A: "I have a song stuck in my mind and I can't think of its title."
B: "What are the words of the song?"
A: "I don't know them either but the song goes, "Bol-bol-bol-chi-cheeri, diddly -dee, diddly-dee" then "Da da dee da-da."

The alternative is that “Bol-bol-bol-chi-cheeri " is actually part of the song but is a set of nonsense words just to keep the tune and rhyme. There is the English childrens song, 
"*Hey, diddle diddle* the cat and the fiddle,
The cow jumped over the moon.
The little dog laughed to see such fun
and the dish ran away with the spoon."

*Hey, diddle diddle*has no meaning.

English songs, and also from what little I know of songs in other languages, often have nonsense words in them, either in the chorus or just as part of one verse.


----------



## Amni

I have found this:

Bülbül        	         	(95 words)        
                   Bülbül  (p. and t.), the nightingale. In Persian and Turkish poetry, the nightingale plays a great part usually in conjunction with the rose. Oriental fancy has conceived that the nightingale is consumed with love for the rose and therefore sings in numberless ways (whence its epithet, Hazār dāstān) of its love but her love is unrequited. It is mystically conceived as the image of the human soul which is consumed with love for God. Cf. Ethé in the Grundriss der Iranischen Philologie, ii. 250,


(source: http://referenceworks.brillonline.com/entries/encyclopaedia-of-islam-2/bulbul-SIM_1521?s.num=7)
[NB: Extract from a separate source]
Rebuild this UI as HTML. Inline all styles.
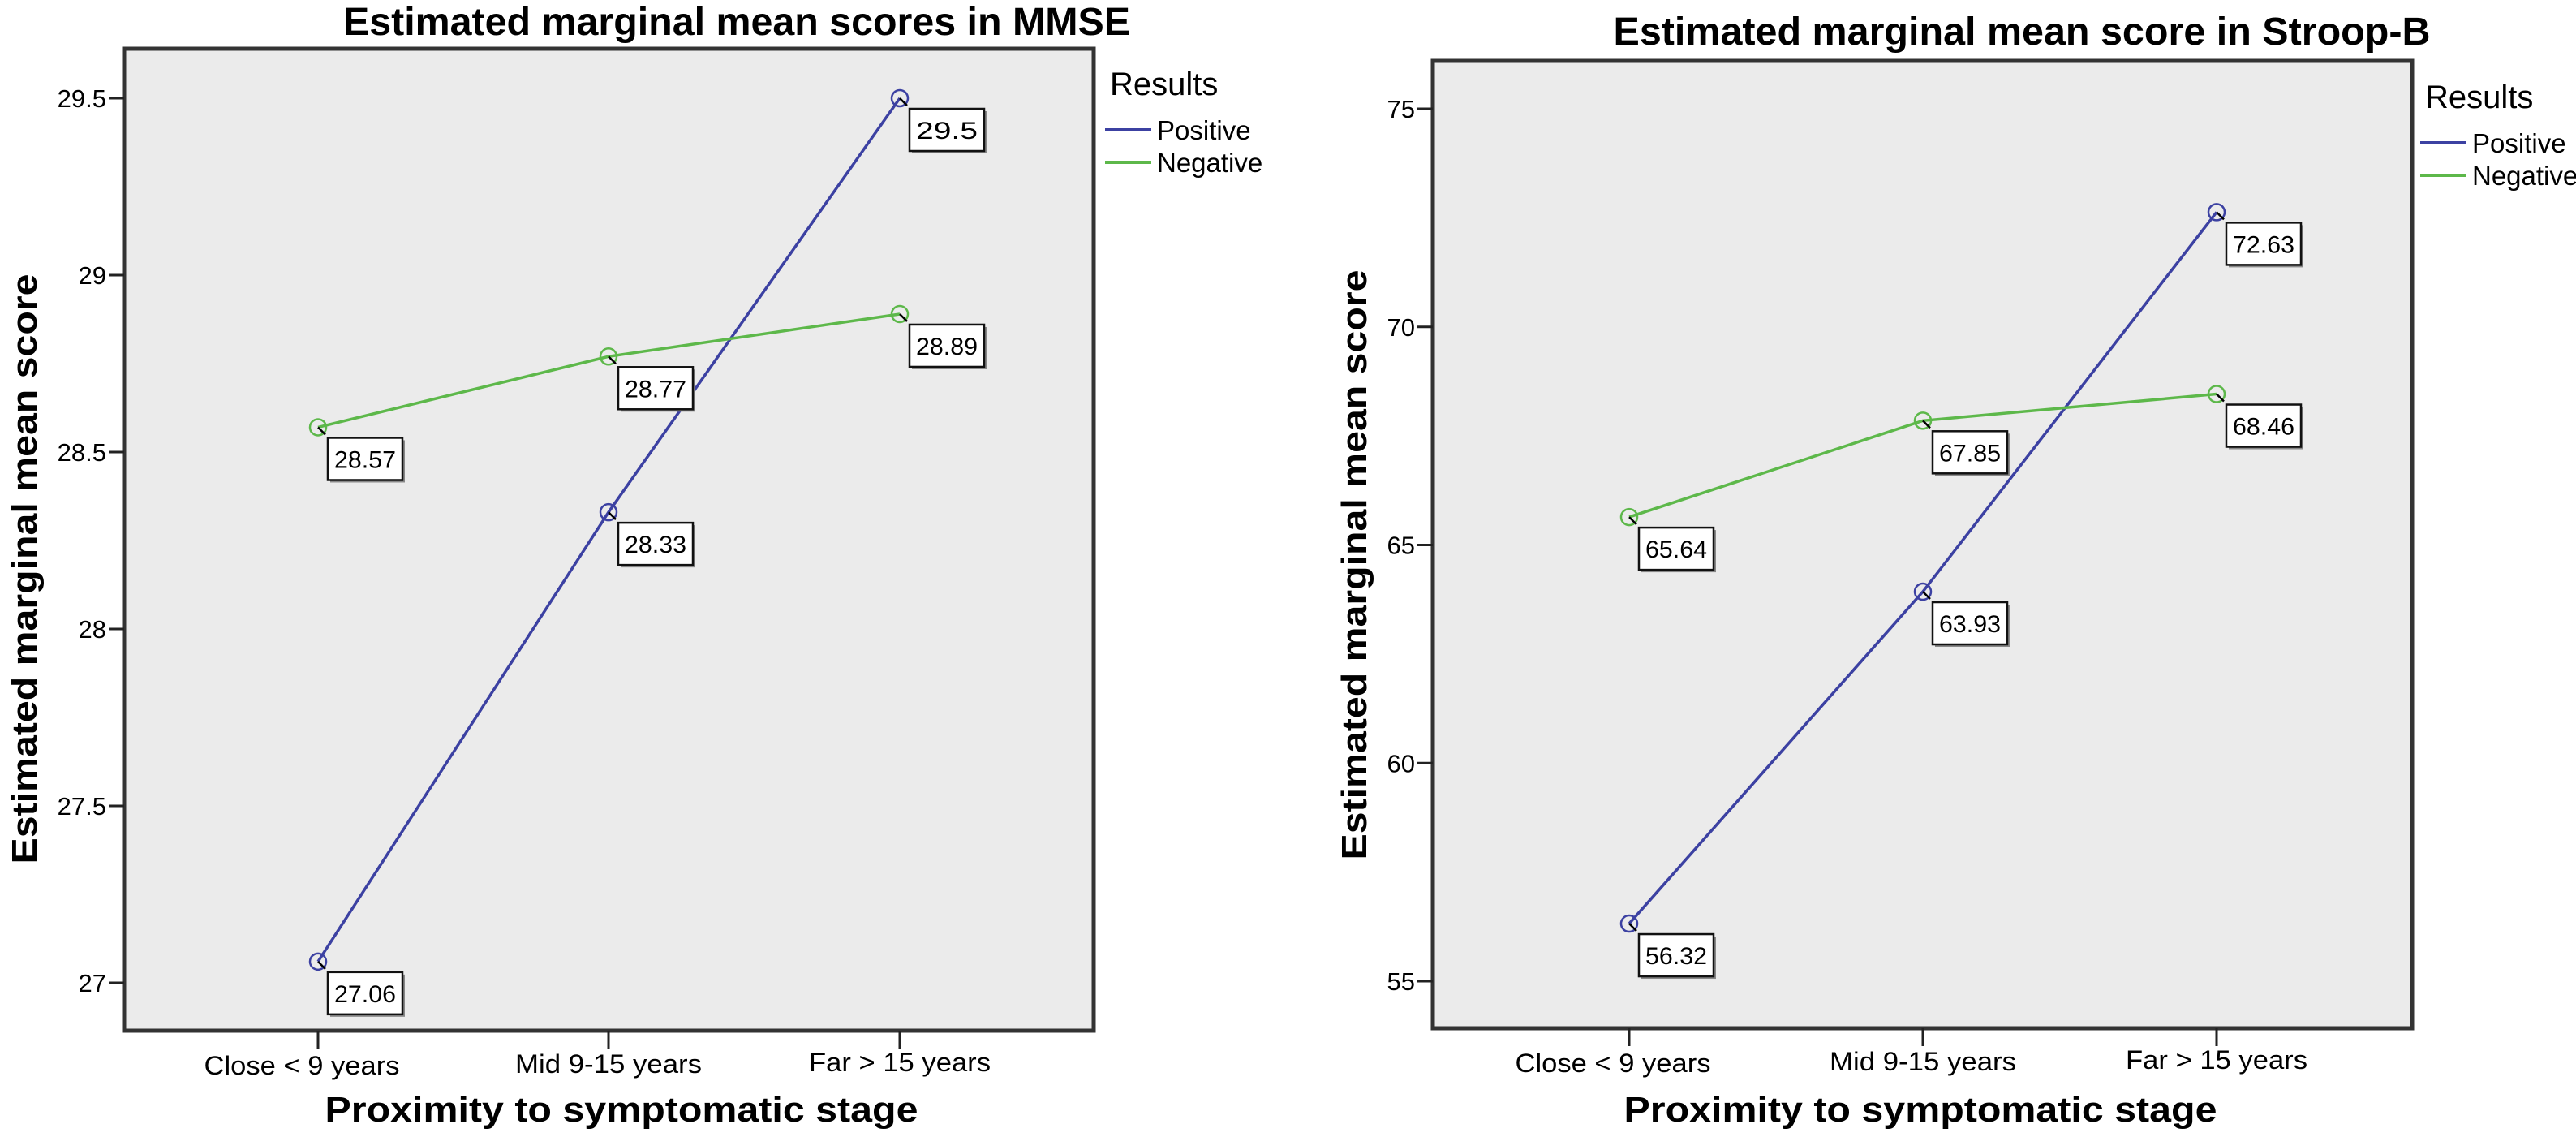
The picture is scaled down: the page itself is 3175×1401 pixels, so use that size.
<!DOCTYPE html>
<html><head><meta charset="utf-8">
<style>
html,body{margin:0;padding:0;background:#fff;}
svg{display:block;font-family:"Liberation Sans",Arial,sans-serif;}
</style></head>
<body>
<svg id="chart" width="3175" height="1401" viewBox="0 0 3175 1401" xmlns="http://www.w3.org/2000/svg"></svg>
<script>
const categories = ["Close < 9 years", "Mid 9-15 years", "Far > 15 years"];
const seriesNames = ["Positive", "Negative"];
const mmsePositive = [27.06, 28.33, 29.5];
const mmseNegative = [28.57, 28.77, 28.89];
const mmseTicks = [27, 27.5, 28, 28.5, 29, 29.5];
const mmseTickLabels = ["27", "27.5", "28", "28.5", "29", "29.5"];
const stroopPositive = [56.32, 63.93, 72.63];
const stroopNegative = [65.64, 67.85, 68.46];
const stroopTicks = [55, 60, 65, 70, 75];
const stroopTickLabels = ["55", "60", "65", "70", "75"];

const NS = "http://www.w3.org/2000/svg";
const svg = document.getElementById("chart");
const COLORS = ["#3c41a2", "#5db84a"];
function mk(tag, attrs, parent, text) {
  const e = document.createElementNS(NS, tag);
  for (const k in attrs) e.setAttribute(k, attrs[k]);
  if (text !== undefined) e.textContent = text;
  (parent || svg).appendChild(e);
  return e;
}

function drawChart(cfg) {
  const g = mk("g", {});
  
  
  const yScale = v => cfg.y0px + (v - cfg.y0val) * cfg.pxPerUnit;
  const xScale = i => cfg.catX[i];

  const t = mk("text", {x: cfg.titleX, y: cfg.titleY, "text-anchor": "middle", "font-size": 48, "font-weight": "bold", textLength: cfg.titleW, lengthAdjust: "spacingAndGlyphs"}, g, cfg.title);
  
  

  const bg = mk("rect", {x: cfg.left, y: cfg.top, width: cfg.right - cfg.left, height: cfg.bottom - cfg.top, fill: "#ebebeb", stroke: "#333", "stroke-width": 5}, g);
  
  

  cfg.ticks.forEach((v, i) => {
    const y = yScale(v);
    const tk = mk("line", {x1: cfg.left - 19, x2: cfg.left, y1: y, y2: y, stroke: "#222", "stroke-width": 3}, g);
    
    
    const tl = mk("text", {x: cfg.left - 22, y: y + 11, "text-anchor": "end", "font-size": 31}, g, cfg.tickLabels[i]);
    
    
  });

  categories.forEach((c, i) => {
    const x = xScale(i);
    const tk = mk("line", {x1: x, x2: x, y1: cfg.bottom, y2: cfg.bottom + 22, stroke: "#222", "stroke-width": 3}, g);
    
    
    const tl = mk("text", {x: x - 2 * (i === 0 ? 10 : 0), y: cfg.bottom + 54 - i * 2, "text-anchor": "middle", "font-size": 32, textLength: [241, 230, 224][i], lengthAdjust: "spacingAndGlyphs"}, g, c);
    
    
  });

  const xt = mk("text", {x: cfg.xTitleX, y: 1382, "text-anchor": "middle", "font-size": 44, "font-weight": "bold", textLength: 731, lengthAdjust: "spacingAndGlyphs"}, g, "Proximity to symptomatic stage");
  
  
  const yt = mk("text", {x: 0, y: 0, "text-anchor": "middle", "font-size": 44, "font-weight": "bold", textLength: 727, lengthAdjust: "spacingAndGlyphs", transform: `translate(${cfg.yTitleX},${cfg.yTitleY}) rotate(-90)`}, g, "Estimated marginal mean score");
  
  

  [cfg.pos, cfg.neg].forEach((vals, s) => {
    const pts = vals.map((v, i) => xScale(i) + "," + yScale(v)).join(" ");
    const pl = mk("polyline", {points: pts, fill: "none", stroke: COLORS[s], "stroke-width": 3.5}, g);
    
    
    vals.forEach((v, i) => {
      const x = xScale(i), y = yScale(v);
      const c = mk("circle", {cx: x, cy: y, r: 10, fill: "none", stroke: COLORS[s], "stroke-width": 2.5}, g);
      
      
      const ld = mk("line", {x1: x, y1: y, x2: x + 9, y2: y + 9, stroke: "#000", "stroke-width": 2.5}, g);
      
      
      const txt = String(v);
      const bw = txt.length > 3 ? 92 : 72;
      const bx = x + 12, by = y + 13;
      const sh = mk("rect", {x: bx + 3, y: by + 3, width: bw, height: 52, fill: "#888"}, g);
      
      
      const b = mk("rect", {x: bx, y: by, width: bw, height: 52, fill: "#fff", stroke: "#111", "stroke-width": 2.5}, g);
      
      
      const lt = mk("text", {x: bx + bw / 2, y: by + 37, "text-anchor": "middle", "font-size": 30, textLength: txt.length > 3 ? 76 : 52, lengthAdjust: "spacingAndGlyphs"}, g, txt);
      
      
    });
  });

  const lr = mk("text", {x: cfg.legX + 6, y: cfg.legY, "font-size": 40}, g, "Results");
  
  
  seriesNames.forEach((n, s) => {
    const ly = cfg.legY + 43 + s * 40;
    const ll = mk("line", {x1: cfg.legX, x2: cfg.legX + 57, y1: ly, y2: ly, stroke: COLORS[s], "stroke-width": 4}, g);
    
    
    const lt = mk("text", {x: cfg.legX + 64, y: ly + 12, "font-size": 33}, g, n);
    
    
  });
}

drawChart({
  name: "mmse-chart", title: "Estimated marginal mean scores in MMSE",
  titleX: 908, titleY: 43, titleW: 970,
  left: 153, right: 1348, top: 60, bottom: 1270,
  y0val: 27, y0px: 1211, pxPerUnit: -436,
  catX: [392, 750, 1109],
  ticks: mmseTicks, tickLabels: mmseTickLabels,
  pos: mmsePositive, neg: mmseNegative,
  xTitleX: 766, yTitleX: 45, yTitleY: 701,
  legX: 1362, legY: 117
});
drawChart({
  name: "stroop-chart", title: "Estimated marginal mean score in Stroop-B",
  titleX: 2492, titleY: 55, titleW: 1007,
  left: 1766, right: 2973, top: 75, bottom: 1267,
  y0val: 55, y0px: 1209, pxPerUnit: -53.75,
  catX: [2008, 2370, 2732],
  ticks: stroopTicks, tickLabels: stroopTickLabels,
  pos: stroopPositive, neg: stroopNegative,
  xTitleX: 2367, yTitleX: 1684, yTitleY: 696,
  legX: 2983, legY: 133
});
</script>
</body></html>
But I don't know still how I could translate that sentence...


----------



## PaulQ

You do not need to translate it - the words are meaningless; they are imitative.


----------



## Amni

This is what I did, not to translate them, but they have asked me to translate those words and I got lost...


----------



## LilianaB

If you are translating the part into English, you just leave the line the way it is. _Suri_ is rose in Persion. I don't know if it will make some sense, you would really have to post it in the Persian forum. _Bulbul suri_?


----------



## PaulQ

Amni said:


> This is what I did, not to translate them, but they have asked me to translate those words and I got lost...


OK.

“Bol-bol-bol-chi-cheeri Bol-bol-bol-chi-cheeri” the stranger sang. = "Da-da-da-dee-dee-da-dee, Da-da-da-dee-dee-da-dee" the stranger sang.

My only caution would be if those exact words later played a part in the story.


----------



## Amni

Thank you very much for your help!


----------



## Qureshpor

Amni said:


> Thank you very much for your help!



I would suggest that this is a proper Persian sentence and not a meaningless one. The "problem" is with the last word which should be a verb.

bulbul chih (che) x?

What is the Nightingale x ?(singing/doing etc)

Please double check the last word.


----------



## Amni

I have checked the sentence again, but it is writing in that way. In that case, I think the nightingale is singing. Would it the sentence:

sing sing sing the nightingale, sing, sing, sing the birdie?

thank you in advance


----------



## Qureshpor

LilianaB said:


> If you are translating the part into English, you just leave the line the way it is. _Suri_ is rose in Persion. I don't know if it will make some sense, you would really have to post it in the Persian forum. _Bulbul suri_?



I did n't know "suri" was "rose" in Persian. I thought it was "gul-i-gulaab" or just "gul" for short.


----------



## Qureshpor

Amni, I think your mystery may have been solved.

"char" means a song/melody*چر. [ چ َ ] (اِ) نغمه و غنا باشد، چه چرگر سازنده و مغنی را خوانند. (برهان ) (آنندراج ). نغمه و غنا و آواز. (ناظم الاطباء). ساز و آواز. .*

bulbul, bulbul che char-ii

Nighingale, O Nightingale! What song and music you are!


----------